What is their alternative, I wonder?  Why is some talking secession from the Union, like Texas‘ Rick Perry, say they‘re for the Constitution but they keep talking about dumping all the parts they don‘t like?  Like the progressive income tax and direct popular election of senators.  The only part they do like is the Second Amendment, not for hunting, not for sport, not for self-protection, but to challenge their favorite target—you know, government.
Sharron Angle, running for the U.S. Senate in Nevada, talks about Second Amendment remedies to things they don‘t like Congress doing.  Give that some thought.
Congresswoman Michele Bachmann yesterday created a Tea Party caucus right in Congress itself, even while saying that no one in Congress was responding to Tea Party demands.  No one, not even Republicans?
A while back, Bachmann got useful notoriety with her call on this program for a media investigation of Democrats in Congress for what she called anti-American attitudes.  She‘s talking pure Tea Party now.  The whole government needs to be dumped.
I forgot something—race.  Listen to the birthers.  Catch their latest rant about the woman working at the A.G. Department down in Georgia, that mean distortion of her story and you see a right-wing effort to rip the skullcap off from America‘s hard racial history.

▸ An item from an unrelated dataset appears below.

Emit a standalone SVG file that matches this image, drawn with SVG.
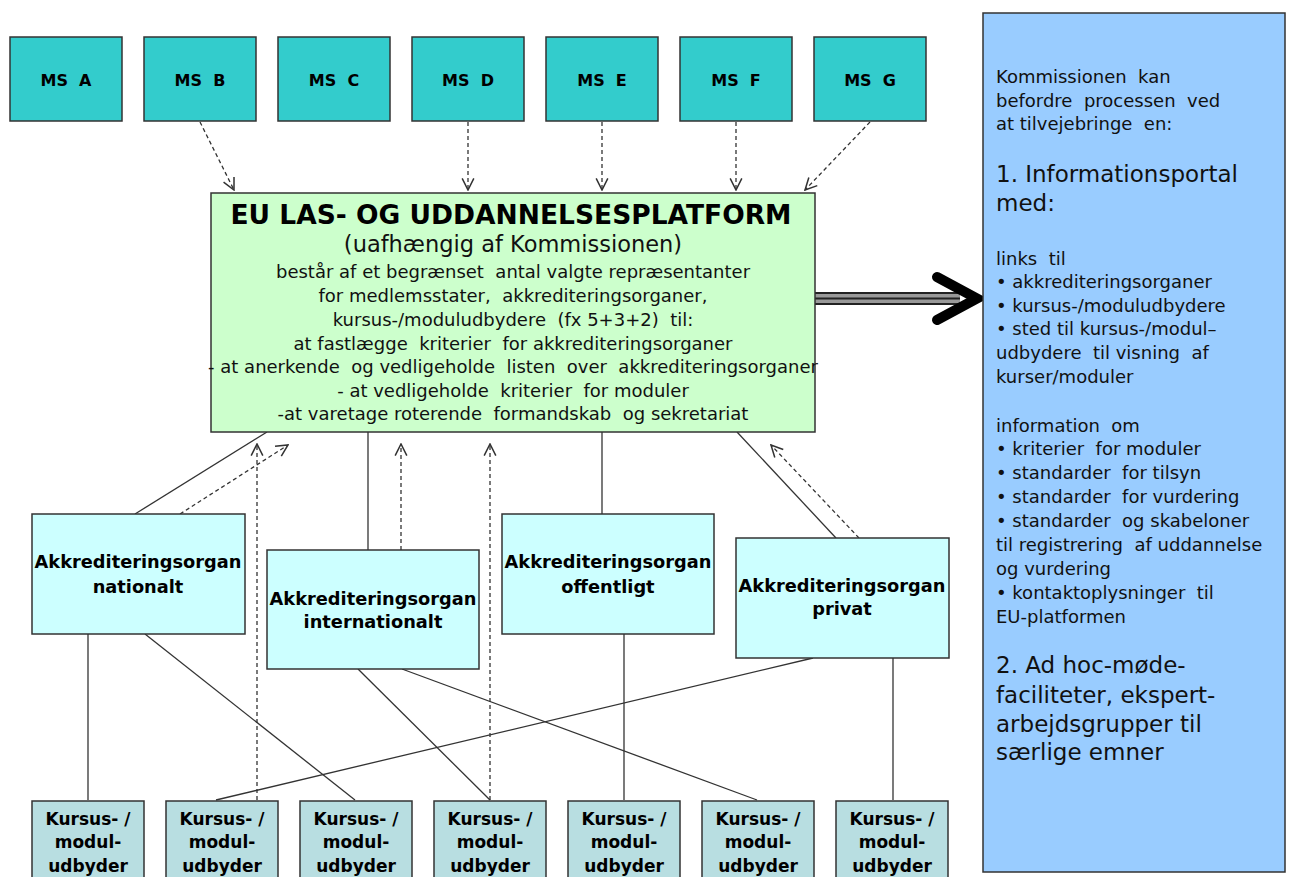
<svg xmlns="http://www.w3.org/2000/svg" width="1291" height="877" viewBox="0 0 1291 877" xml:space="preserve">
<defs>
<marker id="open" markerUnits="userSpaceOnUse" markerWidth="14" markerHeight="14" viewBox="0 0 12 12" refX="11" refY="6" orient="auto">
<path d="M1,1 L11,6 L1,11" fill="none" stroke="#333" stroke-width="1.3"/>
</marker>
</defs>
<style>
.ms{fill:#33CCCC;stroke:#333;stroke-width:1.5}
.akk{fill:#CCFFFF;stroke:#333;stroke-width:1.5}
.kur{fill:#B8DEE1;stroke:#333;stroke-width:1.5}
.eu{fill:#CCFFCC;stroke:#333;stroke-width:1.5}
.info{fill:#99CCFF;stroke:#333;stroke-width:1.5}
text{white-space:pre}
.bt{font-family:"DejaVu Sans",Verdana,sans-serif;font-weight:bold;fill:#000;text-anchor:middle}
.mst{font-size:16px}
.akk-t{font-size:17.8px}
.kur-t{font-size:17px}
.title{font-size:26.5px}
.rt{font-family:"DejaVu Sans",Verdana,sans-serif;fill:#111;font-size:18px}
.rb{font-family:"DejaVu Sans",Verdana,sans-serif;fill:#111;font-size:23px}
.et{font-family:"DejaVu Sans",Verdana,sans-serif;fill:#111;text-anchor:middle;font-size:18px}
.sub{font-size:22.5px}
.solid{fill:none;stroke:#333;stroke-width:1.3}
.dash{fill:none;stroke:#333;stroke-width:1.3;stroke-dasharray:4 3;marker-end:url(#open)}
</style>

<g id="connectors">
<line class="dash" x1="200" y1="122" x2="234" y2="190"/>
<line class="dash" x1="468" y1="122" x2="468" y2="190"/>
<line class="dash" x1="602" y1="122" x2="602" y2="190"/>
<line class="dash" x1="736" y1="122" x2="736" y2="190"/>
<line class="dash" x1="870" y1="122" x2="805" y2="190"/>
<line class="solid" x1="267" y1="432" x2="135" y2="514"/>
<line class="dash" x1="180" y1="514" x2="288" y2="445"/>
<line class="dash" x1="257" y1="800" x2="257" y2="444"/>
<line class="solid" x1="368" y1="432" x2="368" y2="550"/>
<line class="dash" x1="401" y1="550" x2="401" y2="444"/>
<line class="dash" x1="490" y1="800" x2="490" y2="444"/>
<line class="solid" x1="602" y1="432" x2="602" y2="514"/>
<line class="solid" x1="737" y1="432" x2="836" y2="538"/>
<line class="dash" x1="859" y1="538" x2="771" y2="445"/>
<line class="solid" x1="88" y1="634" x2="88" y2="800"/>
<line class="solid" x1="145" y1="634" x2="355" y2="800"/>
<line class="solid" x1="358" y1="669" x2="490" y2="800"/>
<line class="solid" x1="402" y1="669" x2="757" y2="800"/>
<line class="solid" x1="813" y1="658" x2="216" y2="800"/>
<line class="solid" x1="624" y1="634" x2="624" y2="800"/>
<line class="solid" x1="893" y1="658" x2="893" y2="800"/>
<rect x="815" y="292" width="145" height="13" fill="#999"/>
<line x1="815" y1="293" x2="960" y2="293" stroke="#222" stroke-width="2"/>
<line x1="815" y1="298.5" x2="960" y2="298.5" stroke="#222" stroke-width="2"/>
<line x1="815" y1="304" x2="960" y2="304" stroke="#222" stroke-width="2"/>
<path d="M937,277 L977,298.5 L937,320" fill="none" stroke="#000" stroke-width="10" stroke-linecap="round" stroke-linejoin="miter"/>
</g>

<g id="ms-a"><rect class="ms" x="10" y="37" width="112" height="84"/><text class="bt mst" x="66" y="86">MS  A</text></g>
<g id="ms-b"><rect class="ms" x="144" y="37" width="112" height="84"/><text class="bt mst" x="200" y="86">MS  B</text></g>
<g id="ms-c"><rect class="ms" x="278" y="37" width="112" height="84"/><text class="bt mst" x="334" y="86">MS  C</text></g>
<g id="ms-d"><rect class="ms" x="412" y="37" width="112" height="84"/><text class="bt mst" x="468" y="86">MS  D</text></g>
<g id="ms-e"><rect class="ms" x="546" y="37" width="112" height="84"/><text class="bt mst" x="602" y="86">MS  E</text></g>
<g id="ms-f"><rect class="ms" x="680" y="37" width="112" height="84"/><text class="bt mst" x="736" y="86">MS  F</text></g>
<g id="ms-g"><rect class="ms" x="814" y="37" width="112" height="84"/><text class="bt mst" x="870" y="86">MS  G</text></g>

<g id="eu-platform">
<rect class="eu" x="211" y="193" width="604" height="239"/>
<text class="bt title" x="511" y="224">EU LAS- OG UDDANNELSESPLATFORM</text>
<text class="et sub" x="513" y="252">(uafhængig af Kommissionen)</text>
<text class="et" x="513" y="278">består af et begrænset  antal valgte repræsentanter</text>
<text class="et" x="513" y="302">for medlemsstater,  akkrediteringsorganer,</text>
<text class="et" x="513" y="326">kursus-/moduludbydere  (fx 5+3+2)  til:</text>
<text class="et" x="513" y="350">at fastlægge  kriterier  for akkrediteringsorganer</text>
<text class="et" x="513" y="373">- at anerkende  og vedligeholde  listen  over  akkrediteringsorganer</text>
<text class="et" x="513" y="397">- at vedligeholde  kriterier  for moduler</text>
<text class="et" x="513" y="420">-at varetage roterende  formandskab  og sekretariat</text>
</g>

<g id="info-box">
<rect class="info" x="983" y="13" width="302" height="859"/>
<text class="rt" x="996" y="83">Kommissionen  kan</text>
<text class="rt" x="996" y="107">befordre  processen  ved</text>
<text class="rt" x="996" y="130">at tilvejebringe  en:</text>
<text class="rb" x="996" y="182">1. Informationsportal</text>
<text class="rb" x="996" y="211">med:</text>
<text class="rt" x="996" y="265">links  til</text>
<text class="rt" x="996" y="288">• akkrediteringsorganer</text>
<text class="rt" x="996" y="312">• kursus-/moduludbydere</text>
<text class="rt" x="996" y="335">• sted til kursus-/modul–</text>
<text class="rt" x="996" y="359">udbydere  til visning  af</text>
<text class="rt" x="996" y="383">kurser/moduler</text>
<text class="rt" x="996" y="432">information  om</text>
<text class="rt" x="996" y="455">• kriterier  for moduler</text>
<text class="rt" x="996" y="479">• standarder  for tilsyn</text>
<text class="rt" x="996" y="503">• standarder  for vurdering</text>
<text class="rt" x="996" y="527">• standarder  og skabeloner</text>
<text class="rt" x="996" y="551">til registrering  af uddannelse</text>
<text class="rt" x="996" y="575">og vurdering</text>
<text class="rt" x="996" y="599">• kontaktoplysninger  til</text>
<text class="rt" x="996" y="623">EU-platformen</text>
<text class="rb" x="996" y="673">2. Ad hoc-møde-</text>
<text class="rb" x="996" y="703">faciliteter, ekspert-</text>
<text class="rb" x="996" y="732">arbejdsgrupper til</text>
<text class="rb" x="996" y="760">særlige emner</text>
</g>

<g id="akk-nationalt"><rect class="akk" x="32" y="514" width="213" height="120"/>
<text class="bt akk-t" x="138" y="568">Akkrediteringsorgan</text><text class="bt akk-t" x="138" y="593">nationalt</text></g>
<g id="akk-internationalt"><rect class="akk" x="267" y="550" width="212" height="119"/>
<text class="bt akk-t" x="373" y="605">Akkrediteringsorgan</text><text class="bt akk-t" x="373" y="628">internationalt</text></g>
<g id="akk-offentligt"><rect class="akk" x="502" y="514" width="212" height="120"/>
<text class="bt akk-t" x="608" y="568">Akkrediteringsorgan</text><text class="bt akk-t" x="608" y="593">offentligt</text></g>
<g id="akk-privat"><rect class="akk" x="736" y="538" width="213" height="120"/>
<text class="bt akk-t" x="842" y="592">Akkrediteringsorgan</text><text class="bt akk-t" x="842" y="615">privat</text></g>

<g id="kursus-1"><rect class="kur" x="32" y="801" width="112" height="90"/><text class="bt kur-t" x="88" y="825">Kursus- /</text><text class="bt kur-t" x="88" y="848">modul-</text><text class="bt kur-t" x="88" y="872">udbyder</text></g>
<g id="kursus-2"><rect class="kur" x="166" y="801" width="112" height="90"/><text class="bt kur-t" x="222" y="825">Kursus- /</text><text class="bt kur-t" x="222" y="848">modul-</text><text class="bt kur-t" x="222" y="872">udbyder</text></g>
<g id="kursus-3"><rect class="kur" x="300" y="801" width="112" height="90"/><text class="bt kur-t" x="356" y="825">Kursus- /</text><text class="bt kur-t" x="356" y="848">modul-</text><text class="bt kur-t" x="356" y="872">udbyder</text></g>
<g id="kursus-4"><rect class="kur" x="434" y="801" width="112" height="90"/><text class="bt kur-t" x="490" y="825">Kursus- /</text><text class="bt kur-t" x="490" y="848">modul-</text><text class="bt kur-t" x="490" y="872">udbyder</text></g>
<g id="kursus-5"><rect class="kur" x="568" y="801" width="112" height="90"/><text class="bt kur-t" x="624" y="825">Kursus- /</text><text class="bt kur-t" x="624" y="848">modul-</text><text class="bt kur-t" x="624" y="872">udbyder</text></g>
<g id="kursus-6"><rect class="kur" x="702" y="801" width="112" height="90"/><text class="bt kur-t" x="758" y="825">Kursus- /</text><text class="bt kur-t" x="758" y="848">modul-</text><text class="bt kur-t" x="758" y="872">udbyder</text></g>
<g id="kursus-7"><rect class="kur" x="836" y="801" width="112" height="90"/><text class="bt kur-t" x="892" y="825">Kursus- /</text><text class="bt kur-t" x="892" y="848">modul-</text><text class="bt kur-t" x="892" y="872">udbyder</text></g>
</svg>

People push this line want to justify racism by finding it on the other side.  They want to tear the country apart if it would leave them of the duty of living in modern America, which I truly believe—despite all their anger—continues to march in making us a more progressive land, something they just can‘t stand.
That‘s HARDBALL for now.  Thanks for being with us.
Right now, it‘s time for “THE ED SHOW” with Ed Schultz.